It’s 11 am on a Tuesday, and you just got word from one of your greenhouse managers that several batches of romaine have tested positive for E. coli. What do you do? Likely, you panic.
The clock is ticking as you scramble to answer questions. How many batches are contaminated? How many of those batches are still at your facility? How many batches are on their way to retailers or already in the hands of customers? What’s the source of the contamination? How many of your crops are vulnerable to cross-contamination? When was the last clean test conducted in the contaminated zone? Who conducted the test? Who reported it? What testing needs to be carried out to check the health of the rest of your crops? How much time and money will that cost your operations? What are the first steps you need to take to recall any of your tainted products?
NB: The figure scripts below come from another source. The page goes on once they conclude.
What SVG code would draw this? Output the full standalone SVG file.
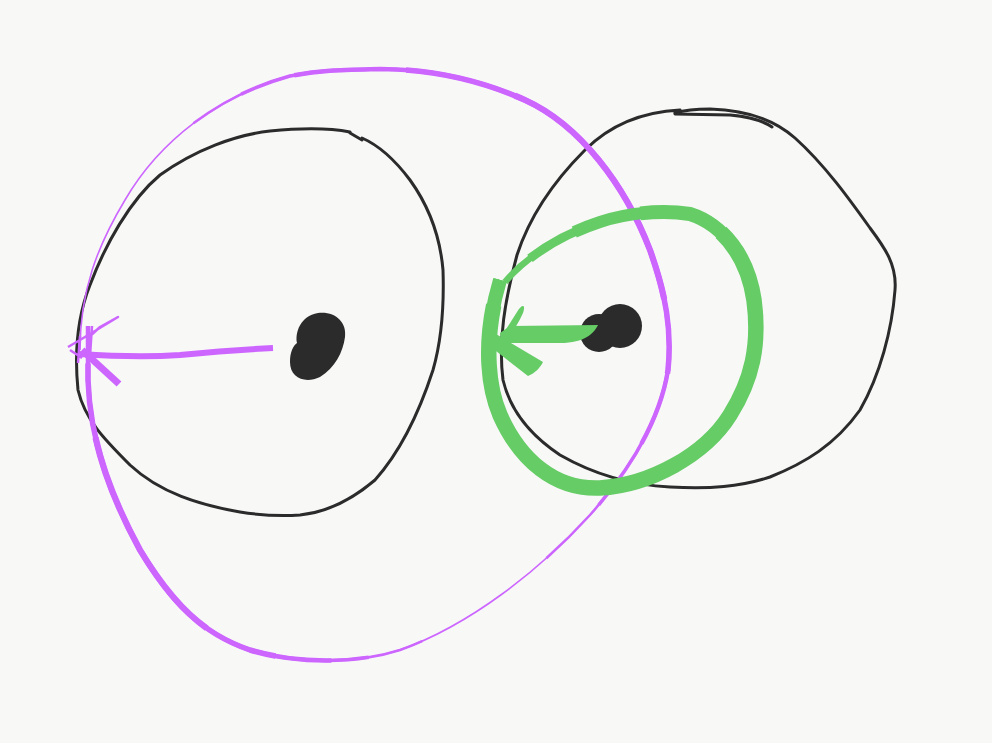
<svg xmlns="http://www.w3.org/2000/svg" width="992" height="743" viewBox="0 0 992 743">
<style>
.ink{fill:none;stroke:#2b2b2b;stroke-width:3;stroke-linecap:round;stroke-linejoin:round}
.pu{fill:none;stroke:#cc66ff;stroke-linecap:butt;stroke-linejoin:round}
.gr{fill:none;stroke:#66cc66;stroke-linecap:butt;stroke-linejoin:round}
.blob{fill:#2b2b2b}
.gf{fill:#66cc66}
</style>
<defs>
<path id="pl" pathLength="100" d="M80,350 C80,290 98,245 125,200 C160,140 220,95 290,76 C320,70 340,70 380,69 C430,69 480,80 525,100 C580,125 625,185 650,250 C666,295 672,330 668,370 C660,420 630,470 590,515 C540,570 470,625 400,650 C360,663 300,665 250,650 C200,633 170,600 140,550 C110,495 90,440 88,380 L88,326"/>
<path id="gl" pathLength="100" d="M505,282 C525,258 560,235 600,222 C630,212 665,210 690,214 C725,225 748,260 754,300 C760,345 752,380 730,415 C705,455 650,485 600,488 C555,490 520,460 500,415 C485,380 485,330 500,280"/>
</defs>
<rect width="992" height="743" fill="#f8f8f7"/>
<g id="circle-left">
<path class="ink" d="M350,132 C330,128 300,128 270,131 C235,135 195,150 160,175 C130,200 105,245 90,285 C78,315 74,350 78,390 C85,420 105,440 130,465 C160,493 200,505 240,512 C265,516 285,516 300,515 C330,512 355,497 375,480 C400,452 420,410 433,370 C443,335 444,300 443,270 C440,235 428,205 410,180 C395,160 378,145 362,138"/>
<path class="ink" d="M350,133 L362,140"/>
</g>
<g id="circle-right">
<path class="ink" d="M680,110 C640,112 610,125 585,150 C555,180 530,215 517,255 C505,300 498,340 503,380 C510,410 530,435 560,455 C595,475 630,485 670,487 C710,489 740,487 770,477 C805,463 835,445 860,410 C880,375 892,330 895,290 C897,265 885,248 870,228 C850,200 825,165 795,138 C775,120 745,110 710,109 C695,109 685,110 675,113"/>
<path class="ink" d="M675,114 L730,115 C750,117 762,120 772,127"/>
</g>
<g id="dot-left">
<path class="blob" d="M318,313 C335,311 347,322 345,337 C343,352 335,368 320,377 C305,384 290,378 290,362 C290,352 293,346 297,343 C295,333 300,316 318,313 Z"/>
</g>
<g id="dot-right">
<circle class="blob" cx="599" cy="333" r="19"/>
<circle class="blob" cx="620" cy="326" r="22"/>
</g>
<g id="connectors">
<g id="purple-loop">
<use href="#pl" class="pu" stroke-width="1.6" stroke-linecap="round"/>
<use href="#pl" class="pu" stroke-width="2.5" stroke-dasharray="0 14 48 8 30 1000"/>
<use href="#pl" class="pu" stroke-width="3.5" stroke-dasharray="0 17 41 15 27 1000"/>
<use href="#pl" class="pu" stroke-width="4.5" stroke-dasharray="0 20 34 21 25 1000"/>
<use href="#pl" class="pu" stroke-width="5.5" stroke-dasharray="0 26 24 28 20 1000"/>
<use href="#pl" class="pu" stroke-width="6.2" stroke-dasharray="0 32 14 36 12 1000"/>
</g>
<g id="purple-arrow">
<path class="pu" stroke-width="6" d="M273,348 C230,350 210,352 180,355 C150,357 110,356 80,354"/>
<path class="pu" stroke-width="7" d="M82,350 L119,384"/>
<path class="pu" stroke-width="2.5" stroke-linecap="round" d="M68,347 L80,340 L118,317 L100,327 L88,338 M80,336 L78,363 M92,326 L90,356 M70,350 L82,358"/>
</g>
<g id="green-loop">
<use href="#gl" class="gr" stroke-width="6.5"/>
<use href="#gl" class="gr" stroke-width="9" stroke-dasharray="0 4 96 1000"/>
<use href="#gl" class="gr" stroke-width="12" stroke-dasharray="0 10 90 1000"/>
<use href="#gl" class="gr" stroke-width="14" stroke-dasharray="0 18 82 1000"/>
<use href="#gl" class="gr" stroke-width="15.5" stroke-dasharray="0 28 69 1000"/>
</g>
<g id="green-arrow">
<path class="gf" d="M598,325 L510,326 L500,333 L502,343 L560,343 C585,343 594,333 598,325 Z"/>
<path class="gf" d="M498,342 L517,312 C522,304 526,304 523,313 C518,325 510,335 505,343 Z"/>
<path class="gf" d="M496,334 L543,362 C540,368 535,373 528,376 L496,351 Z"/>
</g>
</g>
</svg>
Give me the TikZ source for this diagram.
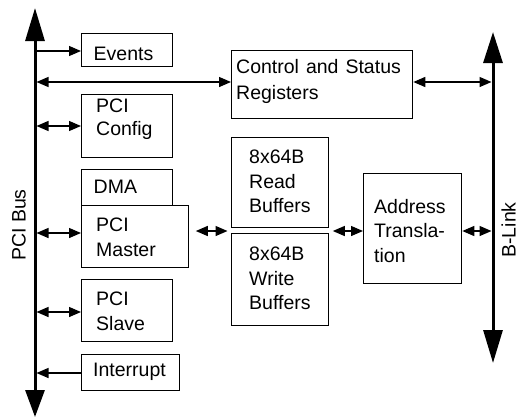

It’s a reality far too many farmers face.
No matter how tight your production or streamlined your operations may be, every produce farm is vulnerable to food safety incidents — especially indoor farms. A controlled environment does not automatically eliminate climate changes, pest infestations, and contamination. In fact, according to food safety veteran consultant Sarah Taber, “if you mess up indoors, everything is magnified.”
“As a consultant, a lot of my time is spent grief counseling people over the loss of the innocence they had when they thought that food safety wasn’t a problem [indoors]. When you’re outside you have air circulation and sunlight that can brush back some of your mistakes. Temperature and humidity can get out of control indoors in a way it can’t outdoors and that can grow bacteria.”
Too many growers don’t have Standard Operating Procedures in place for even the most recognized audits to come out of the Global Food Safety Initiative (GFSI) — GAP, HACCP and SQF among them. That’s a problem. Not only because it put customers and consumers at risk, but it also endangers their businesses.
As a whole, the agricultural supply chain remains extremely vulnerable today. Growers no longer produce food on a local scale; internal imports aside, American produce travels on average nearly 1,500 miles from farm to table. The logistics of that kind of transport means that if and when a food safety concern emerges, the network of consumers and retailers put at risk is a wide one. Just look at the recent papaya salmonella outbreak. The CDC has traced back to a New York distributor, but not before people had fallen in eight states. In the last six years alone, food recalls across the U.S. have grown by 10%.
Experts across the globe have recognized the threat, and are making efforts to strengthen the most vulnerable links in the agricultural supply chain starting with prevention. Sure, the U.S. FDA steps in to manage widespread, hazardous recalls but they’re only able to work at minimizing the aftermath of an outbreak. Every grower knows the key to limiting the impact of a food safety threat once it has revealed itself is to implement damage control solutions as quickly as possible, but that’s not the first step.
This year saw the first-ever World Food Safety Day, courtesy of efforts made by the United Nations to raise awareness about the millions of illnesses and hundreds of thousands of death that occur each year in relation to unsafe food. But, how many of them can really be prevented?
From a producer standpoint, if you don’t implement SOPs that help you meet regulatory compliance standards, maintain impeccable records of that traceable data, ensure accountability for tasks that ensure plant health and sanitary work conditions, and educate your team on recall plans in case of incident you put your entire business at risk.
The aftermath of a poorly managed food safety incident is complicated and difficult — if not impossible — to overcome. What’s really at stake is not just profit and public health. It’s your farm’s reputation, it’s your business. Tainted food leaves a tainted flavor on the preferential palette of the general public. That kind of trust is hard to earn back. Not to mention, a high number of retailers require audits before they partner with producers. When auditors and regulators come knocking at the door, you want to be ready.
The net? Farm food safety traceability should be digitized in the 21st century. Food safety failures are expensive and wasteful as they are dangerous. If you’re not helping your farm, you’re hurting your farm. Preventative measures don’t just protect growers and their farms from liability, they ward off worst-case scenarios. Preparedness isn’t a luxury, it’s insurance.
When you save time, you save money. A recall plan will help you preserve both critical resources. But time and money aren’t everything. Labor is another resource you have to take into consideration. If you got the call right this minute, would you have the manpower to carry out a recall? Would you have enough hands to perform routine tasks and run damage control? Could you pay them all?
Internally, you have to worry about the allocation of resources. Externally, you have to worry about your responsibility to the rest of the supply chain. The earlier you can warn your retailers and your customers, the better. Speed will not only protect customers from getting sick, it will also preserve your farm’s reputation among them.
Recalls, audits, and food safety incidents are a reality for farmers. The absolute worst thing you can do is sit back and hope it doesn’t happen to you. Take precautions to establish a responsible, reliable approach to food safety.